The article doesn't mention that the head of SDOT is Scott Kubly, best known in his former job in the transportation department of Washington, D.C. as the "Streetcar Czar".
Because, you know, the ignorant citizens of D.C. just didn't "get" the streetcars, but the wonderful progressive citizens of Seattle will.
Ridership is down; revenues are down. That means you double down!
Down.
Down.
"Transit-crazy Portland"
Seattle has higher transit use than Portland by every metric I'm aware of. Not *this* much higher, but still.
Another question: how bad (useless/expensive) do street cars/big transit have to get before the media--local And national -- take seriously critical looks at them. Light transit is for white suburbanites who won't ride buses, which are infinitely more efficient and flexible. Few billion-dollar transit lines serve poor or minority neighborhoods. It's not by accident. Also the number of rides reported by transit agencies are no less bogus than the economic numbers reported each year by the commies in the 1970s. Rides by the way are rides, not people, so those daily numbers need to be divided by at least two -- unless Seattle progs only take one-way trips.
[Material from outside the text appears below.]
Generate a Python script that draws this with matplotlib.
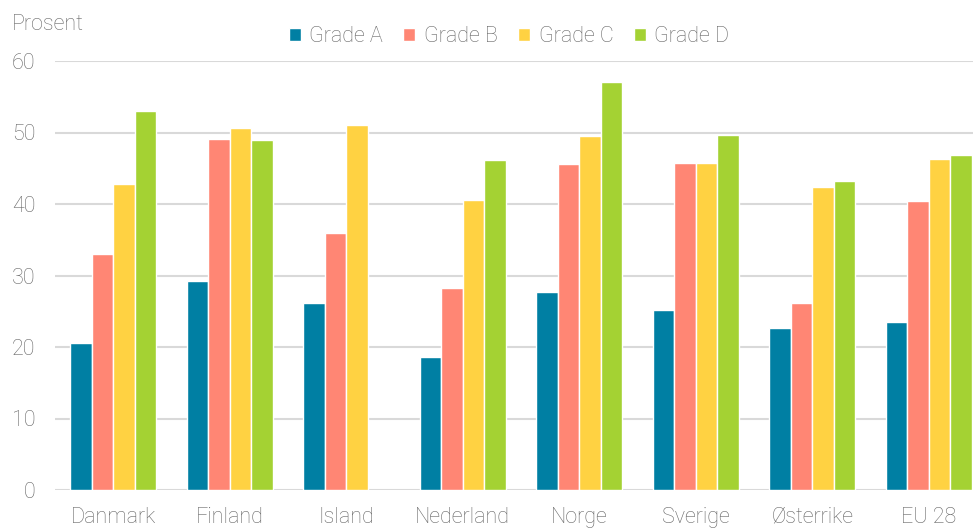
import numpy as np
import matplotlib.pyplot as plt

plt.rcParams['font.family'] = ['Roboto', 'DejaVu Sans']
plt.rcParams['font.weight'] = 'light'

countries = ['Danmark', 'Finland', 'Island', 'Nederland', 'Norge', 'Sverige', 'Østerrike', 'EU 28']
grades = ['Grade A', 'Grade B', 'Grade C', 'Grade D']
grade_a = [20.6, 29.2, 26.2, 18.6, 27.7, 25.2, 22.7, 23.5]
grade_b = [33.0, 49.1, 35.9, 28.3, 45.6, 45.7, 26.2, 40.4]
grade_c = [42.8, 50.6, 51.0, 40.6, 49.5, 45.7, 42.4, 46.3]
grade_d = [53.0, 49.0, np.nan, 46.2, 57.1, 49.7, 43.2, 46.9]
colors = ['#007fa3', '#ff8674', '#ffd242', '#a4d233']

txt = '#666666'
fig = plt.figure(figsize=(9.73, 5.29), dpi=100)
ax = fig.add_axes([55/973, 39/529, 918/973, 429/529])

x = np.arange(len(countries))
w = 0.184
series = [grade_a, grade_b, grade_c, grade_d]
for i, (vals, c, g) in enumerate(zip(series, colors, grades)):
    ax.bar(x + (i - 1.5) * w, vals, w, color=c, label=g,
           edgecolor='white', linewidth=1, zorder=3)

ax.set_xlim(-0.5, 7.38)
ax.set_ylim(0, 60)
ax.set_yticks(range(0, 61, 10))
ax.set_xticks(x)
ax.set_xticklabels(countries)
ax.grid(axis='y', color='#d9d9d9', linewidth=1.5, zorder=0)
for s in ax.spines.values():
    s.set_visible(False)
ax.tick_params(axis='both', length=0, labelsize=15.5, labelcolor=txt)
ax.tick_params(axis='y', pad=14)
ax.tick_params(axis='x', pad=12)

fig.text(12/973, 1 - 24/529, 'Prosent', fontsize=15.5, color=txt, va='center')
fig.legend(loc='center', bbox_to_anchor=(509/973, 1 - 37/529), ncol=4, frameon=False,
           fontsize=15.5, labelcolor=txt, handlelength=0.55, handleheight=0.55,
           handletextpad=0.4, columnspacing=0.95)

fig.savefig('out.png', dpi=100)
Big Transit and all the little transits are socialist rackets that benefit unions, managers and construction companies and their political pals, make car-hating liberal "journalists" wet their pants and screw taxpayers in other places for the funding. It's been thus since the 1960s and no one in politics seems to care or notice. Maybe Trump can pick on big transit and bring some attention to its crimes.
I'm not a fan of streetcars either. I'm a cyclist, and those tracks in the middle of the lane are a literal death trap should my tires get caught in them. Also, they don't go anywhere. My bicycle makes a streetcar pointless.
However I don't get why you all seem so opposed to mass transit in its entirety. I can guarantee you that nothing empowers the poor better then the ability to get from the low income housing area (outskirts of the city) to where the jobs are (inner city). Without mass transit, losing your car is akin to a death sentence. May as well get a tent and live under a overpass immediately, y'know, to get a jump on things.